Netflix has announced that as of next month you’re subscription is likely to be a bit more expensive. Customers in the United States are poised for a rate increase across two of Netflix’s three pricing tiers.
Consumers who purchase Netflix’s basic $7.99 plan with remain unscathed. However, those who subscribe to Netflix’s standard offering of $9.99 will see their rates rise to $10.99. And those who splurge for the premium tier at $11.99 will see their monthly subscription hop up to $13.99.
The rate increase will begin in November. As of October 19th, subscribers will begin getting notifications that their billing cycle for the following month will see the rate change go into effect. Here’s the company’s statement on the upcoming pricing change:
“From time to time, Netflix plans and pricing are adjusted as we add more exclusive TV shows and movies, introduce new product features and improve the overall Netflix experience to help members find something great to watch even faster.”
The last rate increase imposed by Netflix took place back in May of 2016. So it’s only been a year and a half since the latest increase. You have to wonder whether fans will be wary that possible rises in pricing could become an occurrence taking place every 18 months or so.

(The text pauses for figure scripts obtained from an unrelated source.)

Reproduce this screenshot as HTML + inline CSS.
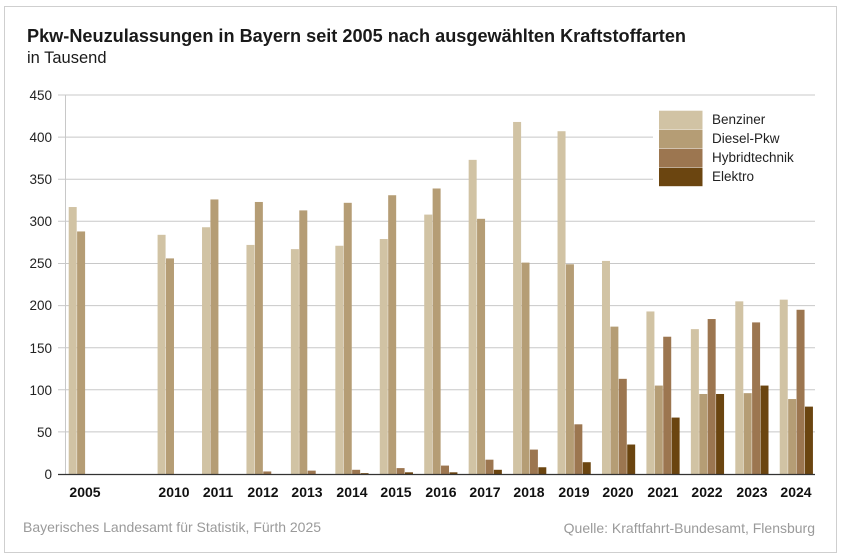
<!DOCTYPE html>
<html><head><meta charset="utf-8"><style>
html,body{margin:0;padding:0;background:#fff;width:841px;height:559px;overflow:hidden}
svg{display:block;font-family:"Liberation Sans",Arial,sans-serif}
</style></head><body>
<svg id="s" width="841" height="559" viewBox="0 0 841 559" xmlns="http://www.w3.org/2000/svg">
<rect x="4.5" y="6.5" width="832" height="546" fill="#fff" stroke="#cfcfcf" stroke-width="1"/>
<text x="27" y="42" font-size="18.2" font-weight="bold" fill="#1a1a1a" textLength="659" lengthAdjust="spacingAndGlyphs">Pkw-Neuzulassungen in Bayern seit 2005 nach ausgewählten Kraftstoffarten</text>
<text x="27" y="63" font-size="16.5" fill="#1a1a1a">in Tausend</text>
<g id="grid" stroke="#c8c8c8" stroke-width="1"></g>
<g font-size="13.5" fill="#222" text-anchor="end">
<text x="52" y="479">0</text><text x="52" y="437">50</text><text x="52" y="395">100</text><text x="52" y="353">150</text><text x="52" y="310">200</text><text x="52" y="268">250</text><text x="52" y="226">300</text><text x="52" y="184">350</text><text x="52" y="142">400</text><text x="52" y="100">450</text>
</g>
<line x1="65.5" y1="95" x2="65.5" y2="474" stroke="#c8c8c8"/>
<g id="bars"></g>
<line x1="58" y1="474.5" x2="815" y2="474.5" stroke="#333" stroke-width="1.2"/>
<g font-size="14" font-weight="bold" fill="#111" text-anchor="middle" id="lbl">
<text x="85" y="497">2005</text>
<text x="174" y="497">2010</text><text x="218" y="497">2011</text><text x="263" y="497">2012</text><text x="307" y="497">2013</text><text x="352" y="497">2014</text><text x="396" y="497">2015</text><text x="441" y="497">2016</text><text x="485" y="497">2017</text><text x="529" y="497">2018</text><text x="574" y="497">2019</text><text x="618" y="497">2020</text><text x="663" y="497">2021</text><text x="707" y="497">2022</text><text x="752" y="497">2023</text><text x="796" y="497">2024</text>
</g>
<rect x="653" y="104" width="162" height="88" fill="#fff"/>
<rect x="659" y="110.7" width="43.5" height="18.5" fill="#d1c3a4"/>
<rect x="659" y="129.7" width="43.5" height="18.5" fill="#b59d75"/>
<rect x="659" y="148.7" width="43.5" height="18.5" fill="#9c7650"/>
<rect x="659" y="167.7" width="43.5" height="18.5" fill="#6b4510"/>
<g font-size="13.5" fill="#222">
<text x="712" y="124">Benziner</text><text x="712" y="143">Diesel-Pkw</text><text x="712" y="162">Hybridtechnik</text><text x="712" y="181">Elektro</text>
</g>
<text x="23" y="532" font-size="14" fill="#9a9a9a">Bayerisches Landesamt für Statistik, Fürth 2025</text>
<text x="815" y="533" font-size="14" fill="#9a9a9a" text-anchor="end">Quelle: Kraftfahrt-Bundesamt, Flensburg</text>
</svg>
<script>
var ns="http://www.w3.org/2000/svg";
var g=document.getElementById("grid");
for(var v=50;v<=450;v+=50){var y=474-v*0.8422;var l=document.createElementNS(ns,"line");l.setAttribute("x1",58);l.setAttribute("x2",815);l.setAttribute("y1",y.toFixed(1));l.setAttribute("y2",y.toFixed(1));g.appendChild(l);}
var data={0:[317,288],2:[284,256,0,0],3:[293,326,0,0],4:[272,323,3,0],5:[267,313,4,0],6:[271,322,5,1],7:[279,331,7,2],8:[308,339,10,2],9:[373,303,17,5],10:[418,251,29,8],11:[407,249,59,14],12:[253,175,113,35],13:[193,105,163,67],14:[172,95,184,95],15:[205,96,180,105],16:[207,89,195,80]};
var cols=["#d1c3a4","#b59d75","#9c7650","#6b4510"];
var b=document.getElementById("bars");
for(var k in data){var s=68.7+44.44*k;data[k].forEach(function(v,j){if(v<=0)return;var h=v*0.8422;var r=document.createElementNS(ns,"rect");r.setAttribute("x",(s+j*8.4).toFixed(2));r.setAttribute("width",8.0);r.setAttribute("y",(474-h).toFixed(2));r.setAttribute("height",h.toFixed(2));r.setAttribute("fill",cols[j]);b.appendChild(r);});}
</script>
</body></html>
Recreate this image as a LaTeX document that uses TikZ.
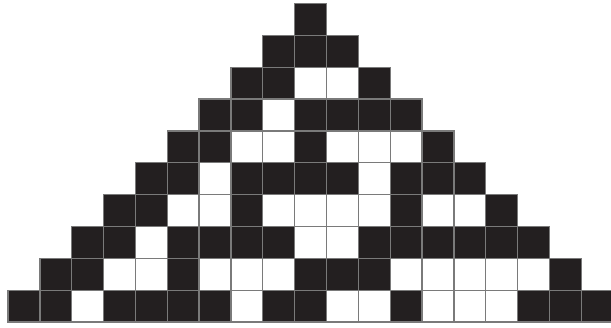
\documentclass[tikz,border=0pt]{standalone}
\definecolor{cablack}{HTML}{231F20}
\definecolor{cagrid}{HTML}{7A7A7A}
\tikzset{
  cellbox/.style={draw=cagrid, line width=1.3pt},
  c0/.style={fill=white},
  c1/.style={fill=cablack}
}
\newcommand\carow[2]{%
  \foreach \v [count=\k from 0] in {#2} {%
    \draw[cellbox,c\v] ({8+(\k-#1+9)*31.85},{-(3.5+#1*31.85)}) rectangle ++(31.85,-31.85);
  }%
}
\begin{document}
\begin{tikzpicture}[x=1pt,y=1pt]
\useasboundingbox[fill=white] (0,0) rectangle (611,-327);
\carow{0}{1}
\carow{1}{1,1,1}
\carow{2}{1,1,0,0,1}
\carow{3}{1,1,0,1,1,1,1}
\carow{4}{1,1,0,0,1,0,0,0,1}
\carow{5}{1,1,0,1,1,1,1,0,1,1,1}
\carow{6}{1,1,0,0,1,0,0,0,0,1,0,0,1}
\carow{7}{1,1,0,1,1,1,1,0,0,1,1,1,1,1,1}
\carow{8}{1,1,0,0,1,0,0,0,1,1,1,0,0,0,0,0,1}
\carow{9}{1,1,0,1,1,1,1,0,1,1,0,0,1,0,0,0,1,1,1}
\end{tikzpicture}
\end{document}
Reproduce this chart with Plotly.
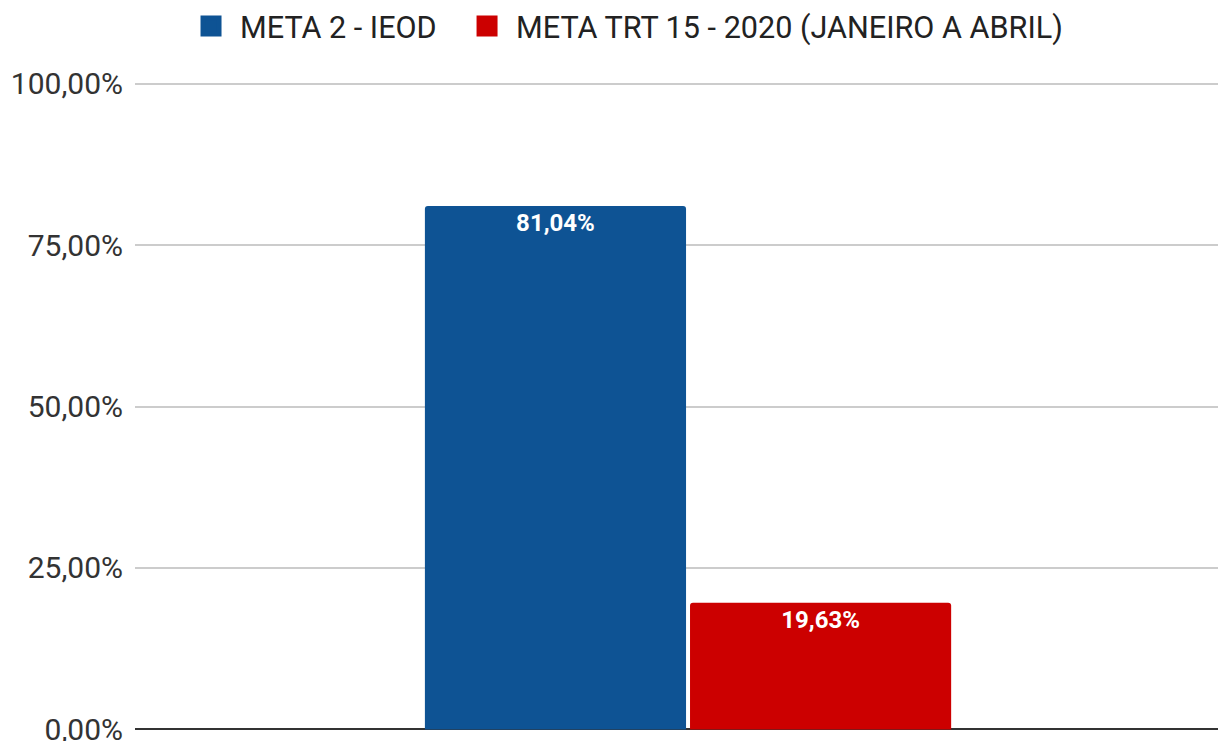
import plotly.graph_objects as go

categories = ["2020"]
series_names = ["META 2 - IEOD", "META TRT 15 - 2020 (JANEIRO A ABRIL)"]
meta2_values = [81.04]
trt15_values = [19.63]
tick_values = [0, 25, 50, 75, 100]
tick_labels = [f"{v:.2f}".replace(".", ",") + "%" for v in tick_values]
colors = ["#0E5394", "#CC0000"]
legend_ids = ["legend", "legend2"]

fig = go.Figure()
for i, (name, vals, col) in enumerate(zip(series_names, [meta2_values, trt15_values], colors)):
    fig.add_trace(go.Bar(
        x=categories, y=vals, name=name, marker_color=col,
        marker_line_width=0, showlegend=False, legendgroup=f"g{i}",
        text=[f"{v:.2f}".replace(".", ",") + "%" for v in vals],
        texttemplate="%{text}", textposition="inside", insidetextanchor="end",
        textfont=dict(family="Roboto", size=24, color="white", weight="bold"),
        textangle=0,
    ))
for i, (name, col, lg) in enumerate(zip(series_names, colors, legend_ids)):
    fig.add_trace(go.Scatter(
        x=[None], y=[None], name=name, mode="markers", legendgroup=f"g{i}",
        legend=lg,
        marker=dict(symbol="square", size=24, color=col, line=dict(color=col, width=5)),
    ))

legend_style = dict(orientation="h", xanchor="left", y=1.0845, yanchor="middle",
                    font=dict(family="Roboto", size=30.6, color="#222222"),
                    itemwidth=48, bgcolor="rgba(0,0,0,0)")

fig.update_layout(
    width=1218, height=733,
    margin=dict(l=127, r=0, t=73, b=9, pad=0, autoexpand=False),
    paper_bgcolor="white", plot_bgcolor="white",
    barmode="group", bargap=0.514, bargroupgap=0.015,
    barcornerradius=3,
    font=dict(family="Roboto", size=30, color="#222222"),
    showlegend=True,
    legend=dict(x=0.0431, **legend_style),
    legend2=dict(x=0.2961, **legend_style),
    uniformtext=dict(mode=False),
)
fig.update_yaxes(range=[-0.4, 100.4], tickvals=tick_values, ticktext=tick_labels,
                 showgrid=True, gridcolor="#cccccc", gridwidth=2,
                 zeroline=True, zerolinecolor="#333333", zerolinewidth=2,
                 showline=False, ticklabelstandoff=11, ticklabeloverflow="allow",
                 tickfont=dict(family="Roboto", size=30, color="#333333"))
fig.update_xaxes(range=[-0.5069, 0.4931], showticklabels=False, showline=False,
                 showgrid=False, zeroline=False)

fig.write_html("out.html")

It does indeed seem that our subscription funds are begin put to good use over at the company. Content head at Netflix, Ted Sarandos, spoke about the company’s plans recently at Vanity Fair’s New Establishment Summit. According to Sandra Gonzalez of CNN Entertainment, Netflix will be spending “close to $7 billion” next year on content:
Ted Sarandos says Netflix content budget will be "closer to $7 billion" next year. 😱 #VFsummit
— Sandra Gonzalez (@TheSandraG) October 3, 2017
While Netflix is seeing increasing competition in the streaming market, their basic offering will still be amongst the cheapest available. HBO Now is available at $15 a month while Hulu’s advertisement free offering is $11.99. And it could be argued that with the wide array of quality content coming from Netflix, participants of the subscription are still getting a hell of a deal over traditional cable packages.